A fábula de Dogville tem uma moral amarga, tem a amargura de tratar, ao fim e ao cabo, dos temas do recalque e da violência. Depois de ver suas musas se entregarem ao holocausto nos últimos filmes, dispostas a se sacrificar até o fim pelo que amam, Von Trier enxerga a outra face – a hora do troco. Daí vem a sua dissociação final e amarga com a musa maltratada (ao contrário das heroínas dos filmes anteriores, Grace não se mantém fiel ao seu sonho) para trazer bem claro o ponto central da sua fabulação: violência se volta contra si mesma. Não é pouca coisa a se dizer nos dias de hoje, nem tampouco pode receber as acusações comuns ao cinema do mal-estar de que se aproxima: não é niilista, não se deixa dominar pela angústia, não se vê impotente. Na verdade, em meio à sua manipulação dos personagens, o narrador mais parece observar com irônica amargura um final de violência inevitável do que oferecer apoio, compreensão ou empatia às ações de suas criações – mais parece lidar com elas como símbolos (os nomes dos personagens já sugerem isso, uma vez que vários deles nos remetem a outras narrativas).

Não há sutileza: o escritor apaixonado (covarde, incapaz de conter as barbáries sociais e fechado em sua ilusão de sua arte) Tom diz a Grace que a ilustração dada por ela é muito melhor e mais eficiente que a que ele poderia imaginar. Grace nos traz um mundo onde as pequenas violências geram as grandes violências. Que os personagens sejam punidos pelos nossos erros, então, e azar o deles – o nosso mundo, este cabe a nós tocar do jeito certo. Posicionando-se contra as pequenas violências cotidianas (as fotos finais indicam com clareza de que se está falando) e contra a grande violência (não custa lembrar, estamos em 2003), o narrador dá o seu recado. Não é mais possível para o narrador contar a história do sofrimento suportado estoicamente, a história do sacrifício individual pelo coletivo ou pelo amor, como Trier fez recentemente. Num momento em que se observa situações de confronto e de auto-defesa ante sofrimentos alheios, a hora é de contar a história do troco. Não é uma história bonita de se ver – mas é a história que estamos vivendo.

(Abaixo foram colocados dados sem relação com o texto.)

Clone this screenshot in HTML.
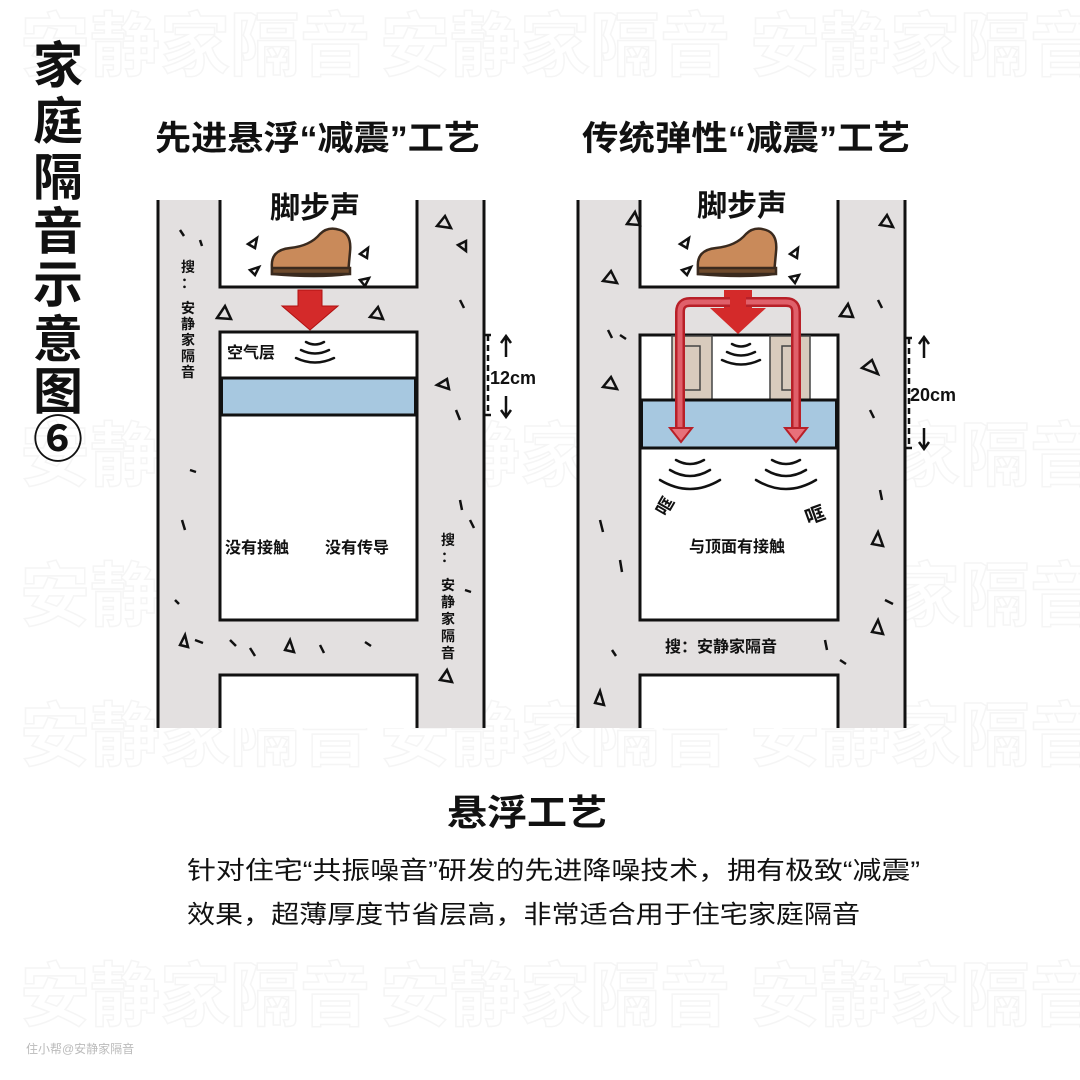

O narrador usa elementos clássicos já bem conhecidos (a história da cidade corrupta contra o indivíduo, por exemplo, tem boa tradição no teatro, em Nossa Cidade, O Inimigo do povo e, inclusive para a trama da recompensa, A Visita da Velha Senhora, e se pode dizer o mesmo de dramas com violência sexual) que, a princípio, poderiam se passar em qualquer tempo e lugar. Mas cada tempo tem suas fábulas – e o recado está dado. Não deixando dúvidas em uns poucos detalhes significativos (sobretudo as fotos e a música que encerram o filme), o filme se entrelaça definitivamente com seu tempo. Mesmo que fosse essa sua única qualidade (e não é), já não seria pouca coisa.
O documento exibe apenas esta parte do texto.